Wednesday 12 November 2014

ZSL 2014 Poetry Competition Win

I have just been sent a link to the Results Page of the 2014 ZSL Poetry Competition on 'Conservation' ...

Rule 15. The competition will be judged by members of ZSL Discovery & Learning department, ZSL Resident poet Ahren Warner and Poet and ZSL council member Ruth Padel.

Overall winner: Caroline Gill - Raft Race

My poem is about the plight of the Fen Raft Spider. 

One of the few locations in Suffolk where the Red Listed Fen Raft Spider still resides

Tuesday 11 November 2014

11 November - Laurence Binyon and the British Museum

David in the British Museum

'They shall grow not old ...'
from 'For the Fallen' by Laurence Binyon

Many will have seen the poppy installation at the Tower of London. David and I attended a fascinating event in honour of (Robert) Laurence Binyon (1869–1943) at the British Museum on 11 November 2014. Binyon's granddaughter, Sophie Gray, assisted a member of staff from Prints and Drawings with the delivery of a presentation about the War Poet's life and work. 
Binyon, who was immensely interested in art from Europe, China and Japan, was invited to head up the new Department of Oriental Prints and Drawings in the British Museum in 1913, just before the outbreak of war. His career at the British Museum spanned 44 years.
Binyon was too old to enlist as a soldier in the Great War, but was keen to serve and volunteered with the Red Cross as an Orderly. He became a stretcher bearer. 
Basil Gray, Binyon's son-in-law, took over his British Museum work. The new Department of Oriental Antiquities was created in 1933.
We were able to listen to a recording of Binyon's voice and to see documents in the poet's hand, along with prints and watercolours that he had acquired for the Print Room. Two portraits of Binyon by William Strang were on display.

Monday 10 November 2014

26th Aldeburgh Poetry Festival


'Aldeburgh is the UK’s pre-eminent annual celebration 
of national and international contemporary poetry'

A sweep of unpromising grey cloud dissipated around noon and the sky brightened over Snape and Aldeburgh. The 26th Aldeburgh Poetry Festival took off in Suffolk sunshine to the delight of those who had come from far and wide to take part, to be informed or entertained and simply to imbibe poetry of all sorts and descriptions.

I made my way to the front at Aldeburgh to sniff the sea and to take my festival photograph near the iconic Scallop on the beach. It was soon time to head off to The Red House for a workshop led by Karen McCarthy Woolf. What an experience to write in such a distinguished and musical venue! Karen kept us on our toes, as urban, coastal and rural horizons began to dance before our eyes. We tried to capture something special in our writing as we cast our nets widely. Most of us came away with pages of material and poems in draft.
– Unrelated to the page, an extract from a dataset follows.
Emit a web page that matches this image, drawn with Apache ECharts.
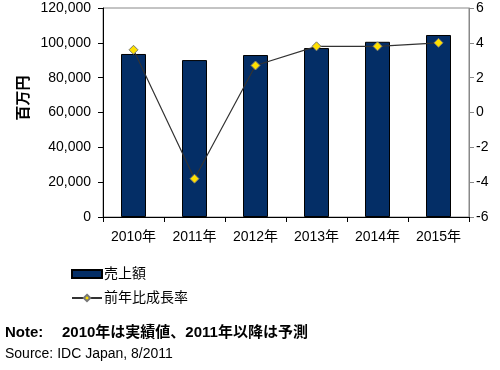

Thank you, Karen, for such a stimulating, eye-opening and wide-ranging session.

Snape Maltings

The Aldeburgh Poetry Festival is largely based around the complex of Snape Maltings, with its boardwalk at the edge of the reeds and its wide skies that provide wonderful starling murmurations on autumn evenings. I attended the Open Workshop on Saturday in the Oyster Bar, led by Michael Laskey, founder of the Aldeburgh Poetry Festival, and Jeni Smith, and once again found every poetic muscle in my body (or brain?) being contorted in new and occasionally uncomfortable ways!

Sadly the event with Jen Hadfield was cancelled due to bad weather up north, but it was great to catch up with a good number of friends and to meet new ones. By the time I headed for home my book bag was bulging with a mix of shiny and secondhand volumes and pamphlets by Edward Thomas, Tony Harrison, Karen McCarthy Woolf*, Chrissie Williams, Jen Hadfield and Kevin Crossley-Holland ...

Me ... with feather bag ...
and copies of An Aviary of Small Birds (Carcanet, 2014) by Karen McCarthy Woolf
Photo credit: © Karen McCarthy Woolf (used with permission)


Monday 3 November 2014

Valentine Haiku in Bilingual Anthology from Romania

This 'eye-catching' international anthology arrived through my letterbox this morning from Romania. The book is bilingual, beginning at one end with pieces and translations in Romanian and at the other with texts in English.

The English title is The Light Singing, with lyrical mosaic as a subtitle. The editors are Olimpia Iacob and Jim Kacian. The cover image is entitled 'Floating Eyes' and is by Italian artist, Gianpiero Actis. The book has been published by Emia in Romania.

Peter Thabit Jones, editor of The Seventh Quarry, has written the dedication to Aeronwy Thomas (1943-2009), and the anthology begins with three Haiku by Aeronwy, written in response to the cover artwork.

The anthology contains my Valentine Day Haiku, which appears in English (one end of the book) and in Romanian (the other), thanks to the work of Olimpia Iacob.